A COVID-19 vaccine promises to tame a pandemic that has sickened more than 10 million people around the world, left millions without work, and cost national economies trillions of dollars. How can we ensure that a new vaccine is not priced so high poor countries and marginalized populations are left behind? On Thursday, July 16 at 11:00am ET, join the Aspen Global Innovators Group to hear about the urgent need for an accessible, widespread vaccine to effectively combat COVID-19. The conversation will feature Safura Abdool Karim, Aspen New Voices Fellow and public health lawyer, and Priti Krishte, a veteran of the global access to medicines movement. It will be moderated by Dr. Gavin Yamey, the Director of the Center for Policy Impact in Global Health at the Duke Global Health Institute.
Safura Abdool Karim, Senior Researcher, PRICELESSS SA
Safura grew up during South Africa’s transition from apartheid to democracy, on the frontlines of the country’s fight against the HIV/AIDS epidemic. Inspired by the courtroom battles for the right to AIDS treatment that were won by activists, she went on to obtain a law degree from the University of Cape Town and a Masters in Global Health Law from Georgetown School of Law. After clerking at the Constitutional Court of South Africa, she now undertakes research on and advocates for legal strategies to fight Africa’s epidemic of Non-Communicable Diseases (NCDs) at PRICELESS SA, using a rights-based approach forged during the height of the AIDS crisis.

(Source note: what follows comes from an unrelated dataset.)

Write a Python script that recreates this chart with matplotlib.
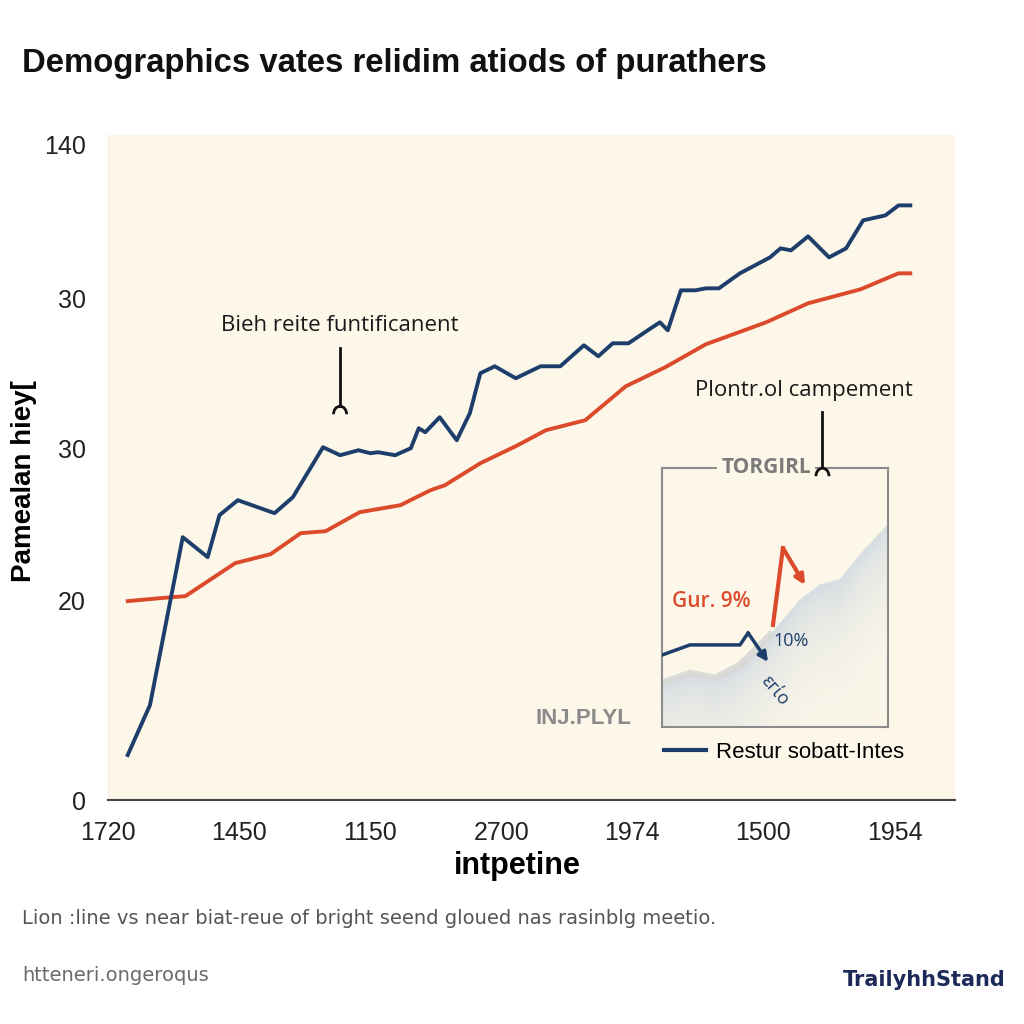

Pritti Krishtel, Founder, I-MAK
Pritti Krishtel is a lawyer and veteran of the global access to medicines movement. In 2006 she co-founded I-MAK, a team of “patent detectives” who expose and challenge how the patent system fuels inequitable access to medicines. After working globally over the last two decades, she is now focused on cracking open the black box that is the U.S. patent office and helping Americans understand how intimately the patent system affects their lives. Krishtel envisions a future in which the patent system better serves the public, no one struggles to access the medicines they need, and people can actively participate in decisions that impact their health.